Hello! I want the Jacobian between the output layer and some hidden layer to be as close as possible to identity. So mathematically, I need to compute the derivative of each output node with respect to each node in this hidden layer, build a matrix out of these derivatives and minimize abs(Jacobian - Identity). It is for a physics related project and I actually need the Jacobian. The physics formulation is quite easy, I just don’t know how to implement it without a for look. Thank you!

amitoz · September 19, 2020, 3:00am

Hello are you able to do this in pytorch?
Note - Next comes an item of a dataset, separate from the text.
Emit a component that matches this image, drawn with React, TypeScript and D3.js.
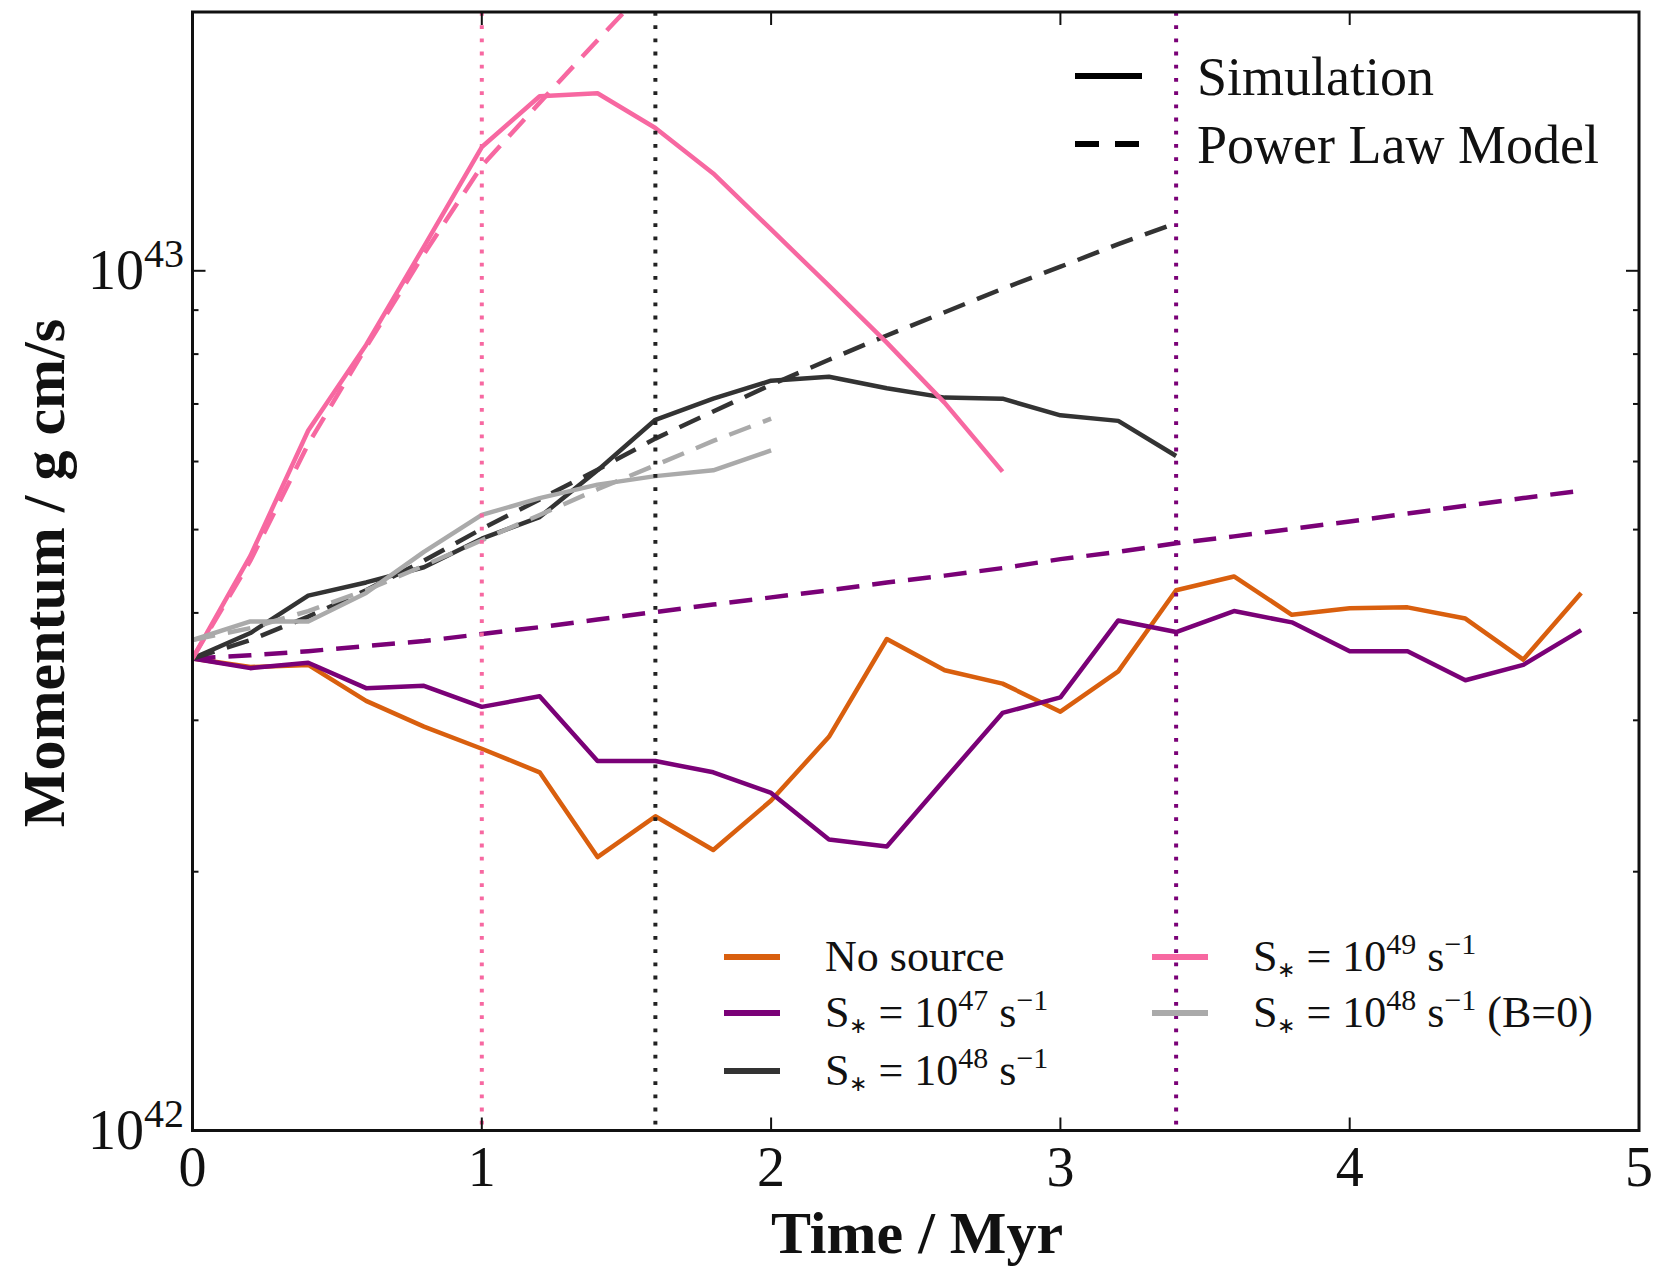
import React, { useEffect, useRef } from 'react';
import * as d3 from 'd3';

// time in Myr, momentum in units of 1e42 g cm/s
const times = [0, 0.2, 0.4, 0.6, 0.8, 1.0, 1.2, 1.4, 1.6, 1.8, 2.0, 2.2, 2.4, 2.6, 2.8, 3.0, 3.2, 3.4, 3.6, 3.8, 4.0, 4.2, 4.4, 4.6, 4.8];

const noSource = [3.54, 3.46, 3.48, 3.16, 2.95, 2.78, 2.61, 2.08, 2.32, 2.12, 2.42, 2.87, 3.73, 3.43, 3.31, 3.07, 3.42, 4.25, 4.41, 3.98, 4.05, 4.06, 3.94, 3.53, 4.22];
const s47 = [3.54, 3.45, 3.5, 3.27, 3.29, 3.11, 3.2, 2.69, 2.69, 2.61, 2.47, 2.18, 2.14, 2.56, 3.06, 3.19, 3.92, 3.8, 4.02, 3.9, 3.61, 3.61, 3.34, 3.48, 3.82];
const s47Model = [3.54, 3.57, 3.61, 3.66, 3.71, 3.78, 3.85, 3.93, 4.01, 4.09, 4.17, 4.25, 4.34, 4.42, 4.51, 4.62, 4.71, 4.82, 4.91, 5.01, 5.11, 5.22, 5.33, 5.44, 5.55];
const s48 = [3.54, 3.79, 4.19, 4.34, 4.52, 4.88, 5.17, 5.86, 6.71, 7.1, 7.45, 7.53, 7.3, 7.12, 7.1, 6.79, 6.69, 6.09];
const s48Model = [3.54, 3.72, 3.96, 4.25, 4.6, 5.01, 5.42, 5.87, 6.38, 6.86, 7.37, 7.88, 8.41, 8.95, 9.53, 10.11, 10.74, 11.36];
const s49 = [3.54, 4.66, 6.52, 8.2, 10.67, 13.93, 15.96, 16.09, 14.66, 12.98, 11.17, 9.61, 8.25, 7.02, 5.84];
const s49Model = [3.54, 4.6, 6.29, 8.15, 10.46, 13.24, 15.69, 18.54, 21.85];
const s48NoB = [3.72, 3.91, 3.91, 4.22, 4.71, 5.2, 5.44, 5.64, 5.77, 5.86, 6.18];
const s48NoBModel = [3.72, 3.84, 4.02, 4.25, 4.54, 4.86, 5.2, 5.57, 5.94, 6.34, 6.73];

// times where each run stops (dotted markers)
const markerTimes = [1.0, 1.6, 3.4];
const markerColors = ['#f768a1', '#222222', '#7a0177'];

const xTicks = [0, 1, 2, 3, 4, 5];
const yMajor = [1, 10];
const yMajorExp = ['42', '43'];
const yMinor = [2, 3, 4, 5, 6, 7, 8, 9, 20];

const FONT = '"Liberation Serif", "Times New Roman", serif';

const App = () => {
	const ref = useRef<SVGSVGElement>(null);

	useEffect(() => {
		document.body.style.margin = '0';
		const svg = d3.select(ref.current);
		svg.selectAll('*').remove();

		const left = 192.5;
		const right = 1639;
		const top = 12;
		const bottom = 1130.5;

		const x = d3.scaleLinear().domain([0, 5]).range([left, right]);
		const y = d3.scaleLog().domain([1, 20]).range([bottom, top]);

		const series = [
			{ color: '#d95f0e', sim: noSource, model: null },
			{ color: '#7a0177', sim: s47, model: s47Model },
			{ color: '#333333', sim: s48, model: s48Model },
			{ color: '#f768a1', sim: s49, model: s49Model },
			{ color: '#aaaaaa', sim: s48NoB, model: s48NoBModel }
		];

		svg.append('defs')
			.append('clipPath')
			.attr('id', 'plotClip')
			.append('rect')
			.attr('x', left)
			.attr('y', top)
			.attr('width', right - left)
			.attr('height', bottom - top);

		const line = d3
			.line<number>()
			.x((_, i) => x(times[i]))
			.y(d => y(d));

		const lines = svg.append('g').attr('clip-path', 'url(#plotClip)');

		series.forEach(s => {
			lines.append('path')
				.attr('d', line(s.sim))
				.attr('fill', 'none')
				.attr('stroke', s.color)
				.attr('stroke-width', 4.5)
				.attr('stroke-linejoin', 'round');
			if (s.model) {
				lines.append('path')
					.attr('d', line(s.model))
					.attr('fill', 'none')
					.attr('stroke', s.color)
					.attr('stroke-width', 4.5)
					.attr('stroke-dasharray', '23 13');
			}
		});

		// dotted markers
		markerTimes.forEach((t, i) => {
			lines.append('line')
				.attr('x1', x(t))
				.attr('x2', x(t))
				.attr('y1', top)
				.attr('y2', bottom)
				.attr('stroke', markerColors[i])
				.attr('stroke-width', 4)
				.attr('stroke-dasharray', '3.8 9.4');
		});

		// frame
		svg.append('rect')
			.attr('x', left)
			.attr('y', top)
			.attr('width', right - left)
			.attr('height', bottom - top)
			.attr('fill', 'none')
			.attr('stroke', '#111')
			.attr('stroke-width', 3);

		const ticks = svg.append('g').attr('stroke', '#111').attr('stroke-width', 2);

		xTicks.forEach(t => {
			ticks.append('line').attr('x1', x(t)).attr('x2', x(t)).attr('y1', bottom).attr('y2', bottom - 13);
			ticks.append('line').attr('x1', x(t)).attr('x2', x(t)).attr('y1', top).attr('y2', top + 13);
			svg.append('text')
				.attr('x', x(t))
				.attr('y', 1186)
				.attr('text-anchor', 'middle')
				.style('font-family', FONT)
				.style('font-size', '56px')
				.attr('fill', '#111')
				.text(String(t));
		});

		yMajor.forEach((v, i) => {
			ticks.append('line').attr('x1', left).attr('x2', left + 13).attr('y1', y(v)).attr('y2', y(v));
			ticks.append('line').attr('x1', right).attr('x2', right - 13).attr('y1', y(v)).attr('y2', y(v));
			const lab = svg.append('text')
				.attr('x', 184)
				.attr('y', y(v) + 18)
				.attr('text-anchor', 'end')
				.style('font-family', FONT)
				.attr('fill', '#111');
			lab.append('tspan').style('font-size', '56px').text('10');
			lab.append('tspan').style('font-size', '40px').attr('dy', -22).text(yMajorExp[i]);
		});

		yMinor.forEach(v => {
			ticks.append('line').attr('x1', left).attr('x2', left + 6).attr('y1', y(v)).attr('y2', y(v));
			ticks.append('line').attr('x1', right).attr('x2', right - 6).attr('y1', y(v)).attr('y2', y(v));
		});

		// axis labels
		svg.append('text')
			.attr('x', 917)
			.attr('y', 1253)
			.attr('text-anchor', 'middle')
			.style('font-family', FONT)
			.style('font-size', '60px')
			.style('font-weight', 'bold')
			.attr('fill', '#111')
			.text('Time / Myr');

		svg.append('text')
			.attr('transform', 'translate(64, 573) rotate(-90)')
			.attr('text-anchor', 'middle')
			.style('font-family', FONT)
			.style('font-size', '60px')
			.style('font-weight', 'bold')
			.attr('fill', '#111')
			.text('Momentum / g cm/s');

		// style legend
		const styleRows = [
			{ label: 'Simulation', dash: null, cy: 76 },
			{ label: 'Power Law Model', dash: '24 16', cy: 144 }
		];
		styleRows.forEach(r => {
			svg.append('line')
				.attr('x1', 1075)
				.attr('x2', 1142)
				.attr('y1', r.cy)
				.attr('y2', r.cy)
				.attr('stroke', '#000')
				.attr('stroke-width', 6)
				.attr('stroke-dasharray', r.dash);
			svg.append('text')
				.attr('x', 1197)
				.attr('y', r.cy + 19)
				.style('font-family', FONT)
				.style('font-size', '54px')
				.attr('fill', '#111')
				.text(r.label);
		});

		// run legend
		const runRows = [
			{ color: '#d95f0e', exp: null, extra: '', lx: 724, tx: 825, cy: 957 },
			{ color: '#7a0177', exp: '47', extra: '', lx: 724, tx: 825, cy: 1013 },
			{ color: '#333333', exp: '48', extra: '', lx: 724, tx: 825, cy: 1071 },
			{ color: '#f768a1', exp: '49', extra: '', lx: 1152, tx: 1253, cy: 957 },
			{ color: '#aaaaaa', exp: '48', extra: ' (B=0)', lx: 1152, tx: 1253, cy: 1013 }
		];
		runRows.forEach(r => {
			svg.append('line')
				.attr('x1', r.lx)
				.attr('x2', r.lx + 56)
				.attr('y1', r.cy)
				.attr('y2', r.cy)
				.attr('stroke', r.color)
				.attr('stroke-width', 6);
			const t = svg.append('text')
				.attr('x', r.tx)
				.attr('y', r.cy + 14)
				.style('font-family', FONT)
				.style('font-size', '44px')
				.attr('fill', '#111');
			if (!r.exp) {
				t.text('No source');
				return;
			}
			t.append('tspan').text('S');
			t.append('tspan').style('font-size', '22px').attr('dy', 6).text('\u2217');
			t.append('tspan').attr('dy', -6).text(' = 10');
			t.append('tspan').style('font-size', '30px').attr('dy', -17).text(r.exp);
			t.append('tspan').attr('dy', 17).text(' s');
			t.append('tspan').style('font-size', '30px').attr('dy', -17).text('\u22121');
			if (r.extra) t.append('tspan').attr('dy', 17).text(r.extra);
		});
	}, []);

	return <svg ref={ref} width={1658} height={1271} style={{ display: 'block', background: '#fff' }} />;
};

export default App;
Nathaniel_Merrill · October 18, 2020, 2:13pm

Hey folks I have some exciting news on this front. I was trying to solve the same problem but for a large network that will not work with batch. Even then the batch method described here is still very slow. Instead I devised a way that is highly efficient for network inputs that are relatively small (in my case a VAE decoder with 32 vector input). All you have to do is use a finite difference jacobian, and then the chainrule becomes completely unnecessary. My implementation is not general so I will not share it here (it’s also in C++ pytorch), but you can find an easy matlab version of finite difference jacobians that I based mine off of here from my wonderful math professors! Note that I had to tune the delta to work for the neural network since their matlab code is in double precision.

EigenGuy · January 9, 2021, 2:56pm

I found out that Autograd now has a functional module that solves this problem. Specifically, torch.autograd.functional.jacobian, given a function and input variables, returns the Jacobian. There are also functions to compute the Hessian, Jacobian-vector-product, etc.

craigyang · August 1, 2021, 9:34pm

Hi, torch.autograd.functional.jacobian seems to be on the right path. Anyone knows if there is a counterpart when its first argument func is from a computation graph (like the forward function of a network, or the gradient)?